What you have to do — Any pictures in the records below should be skipped; write out everything else exactly.

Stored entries
══════════

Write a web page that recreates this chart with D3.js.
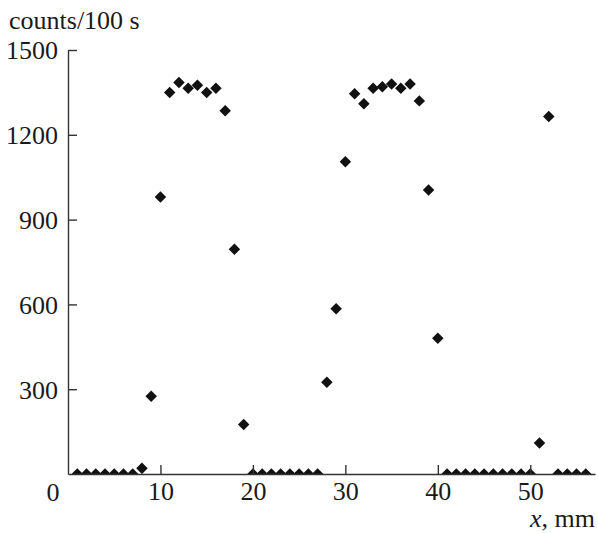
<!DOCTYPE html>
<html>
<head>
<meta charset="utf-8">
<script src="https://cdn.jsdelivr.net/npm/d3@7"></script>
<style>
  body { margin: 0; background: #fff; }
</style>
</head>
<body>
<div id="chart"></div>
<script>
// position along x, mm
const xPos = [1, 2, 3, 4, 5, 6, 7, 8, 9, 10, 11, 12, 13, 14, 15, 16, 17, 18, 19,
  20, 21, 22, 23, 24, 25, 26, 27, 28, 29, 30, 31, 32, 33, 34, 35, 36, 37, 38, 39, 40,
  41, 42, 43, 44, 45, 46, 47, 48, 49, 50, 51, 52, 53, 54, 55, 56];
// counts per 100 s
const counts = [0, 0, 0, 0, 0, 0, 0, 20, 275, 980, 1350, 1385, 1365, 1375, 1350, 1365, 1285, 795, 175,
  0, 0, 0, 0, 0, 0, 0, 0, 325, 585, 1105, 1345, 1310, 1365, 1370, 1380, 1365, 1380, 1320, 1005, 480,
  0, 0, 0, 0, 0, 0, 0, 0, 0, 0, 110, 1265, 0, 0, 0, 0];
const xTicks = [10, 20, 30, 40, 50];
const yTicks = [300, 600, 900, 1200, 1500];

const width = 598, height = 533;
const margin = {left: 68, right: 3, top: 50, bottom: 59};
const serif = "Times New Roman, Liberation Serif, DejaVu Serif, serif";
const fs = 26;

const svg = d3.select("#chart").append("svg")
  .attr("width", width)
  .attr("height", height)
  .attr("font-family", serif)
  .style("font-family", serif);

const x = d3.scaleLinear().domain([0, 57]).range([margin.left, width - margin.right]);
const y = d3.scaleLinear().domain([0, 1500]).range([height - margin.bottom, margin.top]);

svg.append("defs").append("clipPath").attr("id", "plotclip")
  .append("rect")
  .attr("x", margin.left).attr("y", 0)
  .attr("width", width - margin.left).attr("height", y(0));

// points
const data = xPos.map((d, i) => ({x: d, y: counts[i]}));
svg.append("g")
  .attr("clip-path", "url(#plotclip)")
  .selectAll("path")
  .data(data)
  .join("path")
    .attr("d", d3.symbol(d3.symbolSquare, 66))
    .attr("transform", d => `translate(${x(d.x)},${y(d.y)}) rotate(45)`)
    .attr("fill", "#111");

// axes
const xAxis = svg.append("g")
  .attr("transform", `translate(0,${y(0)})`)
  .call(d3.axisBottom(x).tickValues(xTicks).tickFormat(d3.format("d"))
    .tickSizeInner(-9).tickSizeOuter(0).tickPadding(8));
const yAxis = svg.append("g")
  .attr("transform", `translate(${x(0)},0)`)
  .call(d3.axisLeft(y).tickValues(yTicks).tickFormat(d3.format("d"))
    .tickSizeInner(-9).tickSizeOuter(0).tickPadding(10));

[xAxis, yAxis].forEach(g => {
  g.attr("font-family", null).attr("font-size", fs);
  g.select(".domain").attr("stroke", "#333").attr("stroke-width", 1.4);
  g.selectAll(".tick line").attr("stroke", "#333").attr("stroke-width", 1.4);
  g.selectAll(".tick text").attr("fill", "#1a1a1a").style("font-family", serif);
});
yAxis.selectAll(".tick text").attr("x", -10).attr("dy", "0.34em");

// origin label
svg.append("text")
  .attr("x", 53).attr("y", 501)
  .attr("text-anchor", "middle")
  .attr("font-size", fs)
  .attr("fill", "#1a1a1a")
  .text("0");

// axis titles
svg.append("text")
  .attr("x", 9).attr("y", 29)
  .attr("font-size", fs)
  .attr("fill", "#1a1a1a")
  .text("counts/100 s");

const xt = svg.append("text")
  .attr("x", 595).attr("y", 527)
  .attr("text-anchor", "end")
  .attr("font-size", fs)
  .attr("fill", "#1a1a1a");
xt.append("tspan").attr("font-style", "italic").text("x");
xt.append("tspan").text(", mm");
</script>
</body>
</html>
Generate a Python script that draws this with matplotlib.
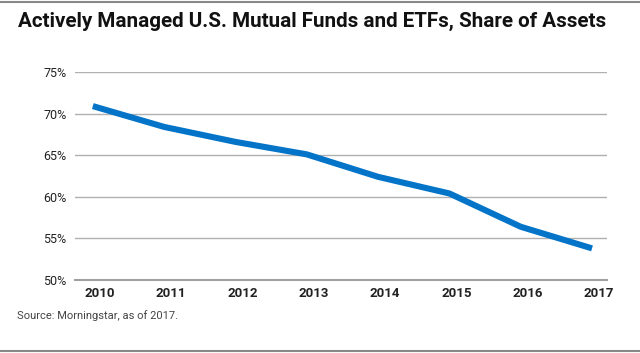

══════════

Complete answer —
Write a web page that recreates this chart with D3.js.
<!DOCTYPE html>
<html>
<head>
<meta charset="utf-8">
<script src="https://cdn.jsdelivr.net/npm/d3@7"></script>
<style>
  body { margin: 0; background: #fff; }
</style>
</head>
<body>
<div id="chart"></div>
<script>
// position along x, mm
const xPos = [1, 2, 3, 4, 5, 6, 7, 8, 9, 10, 11, 12, 13, 14, 15, 16, 17, 18, 19,
  20, 21, 22, 23, 24, 25, 26, 27, 28, 29, 30, 31, 32, 33, 34, 35, 36, 37, 38, 39, 40,
  41, 42, 43, 44, 45, 46, 47, 48, 49, 50, 51, 52, 53, 54, 55, 56];
// counts per 100 s
const counts = [0, 0, 0, 0, 0, 0, 0, 20, 275, 980, 1350, 1385, 1365, 1375, 1350, 1365, 1285, 795, 175,
  0, 0, 0, 0, 0, 0, 0, 0, 325, 585, 1105, 1345, 1310, 1365, 1370, 1380, 1365, 1380, 1320, 1005, 480,
  0, 0, 0, 0, 0, 0, 0, 0, 0, 0, 110, 1265, 0, 0, 0, 0];
const xTicks = [10, 20, 30, 40, 50];
const yTicks = [300, 600, 900, 1200, 1500];

const width = 598, height = 533;
const margin = {left: 68, right: 3, top: 50, bottom: 59};
const serif = "Times New Roman, Liberation Serif, DejaVu Serif, serif";
const fs = 26;

const svg = d3.select("#chart").append("svg")
  .attr("width", width)
  .attr("height", height)
  .attr("font-family", serif)
  .style("font-family", serif);

const x = d3.scaleLinear().domain([0, 57]).range([margin.left, width - margin.right]);
const y = d3.scaleLinear().domain([0, 1500]).range([height - margin.bottom, margin.top]);

svg.append("defs").append("clipPath").attr("id", "plotclip")
  .append("rect")
  .attr("x", margin.left).attr("y", 0)
  .attr("width", width - margin.left).attr("height", y(0));

// points
const data = xPos.map((d, i) => ({x: d, y: counts[i]}));
svg.append("g")
  .attr("clip-path", "url(#plotclip)")
  .selectAll("path")
  .data(data)
  .join("path")
    .attr("d", d3.symbol(d3.symbolSquare, 66))
    .attr("transform", d => `translate(${x(d.x)},${y(d.y)}) rotate(45)`)
    .attr("fill", "#111");

// axes
const xAxis = svg.append("g")
  .attr("transform", `translate(0,${y(0)})`)
  .call(d3.axisBottom(x).tickValues(xTicks).tickFormat(d3.format("d"))
    .tickSizeInner(-9).tickSizeOuter(0).tickPadding(8));
const yAxis = svg.append("g")
  .attr("transform", `translate(${x(0)},0)`)
  .call(d3.axisLeft(y).tickValues(yTicks).tickFormat(d3.format("d"))
    .tickSizeInner(-9).tickSizeOuter(0).tickPadding(10));

[xAxis, yAxis].forEach(g => {
  g.attr("font-family", null).attr("font-size", fs);
  g.select(".domain").attr("stroke", "#333").attr("stroke-width", 1.4);
  g.selectAll(".tick line").attr("stroke", "#333").attr("stroke-width", 1.4);
  g.selectAll(".tick text").attr("fill", "#1a1a1a").style("font-family", serif);
});
yAxis.selectAll(".tick text").attr("x", -10).attr("dy", "0.34em");

// origin label
svg.append("text")
  .attr("x", 53).attr("y", 501)
  .attr("text-anchor", "middle")
  .attr("font-size", fs)
  .attr("fill", "#1a1a1a")
  .text("0");

// axis titles
svg.append("text")
  .attr("x", 9).attr("y", 29)
  .attr("font-size", fs)
  .attr("fill", "#1a1a1a")
  .text("counts/100 s");

const xt = svg.append("text")
  .attr("x", 595).attr("y", 527)
  .attr("text-anchor", "end")
  .attr("font-size", fs)
  .attr("fill", "#1a1a1a");
xt.append("tspan").attr("font-style", "italic").text("x");
xt.append("tspan").text(", mm");
</script>
</body>
</html>
Generate a Python script that draws this with matplotlib.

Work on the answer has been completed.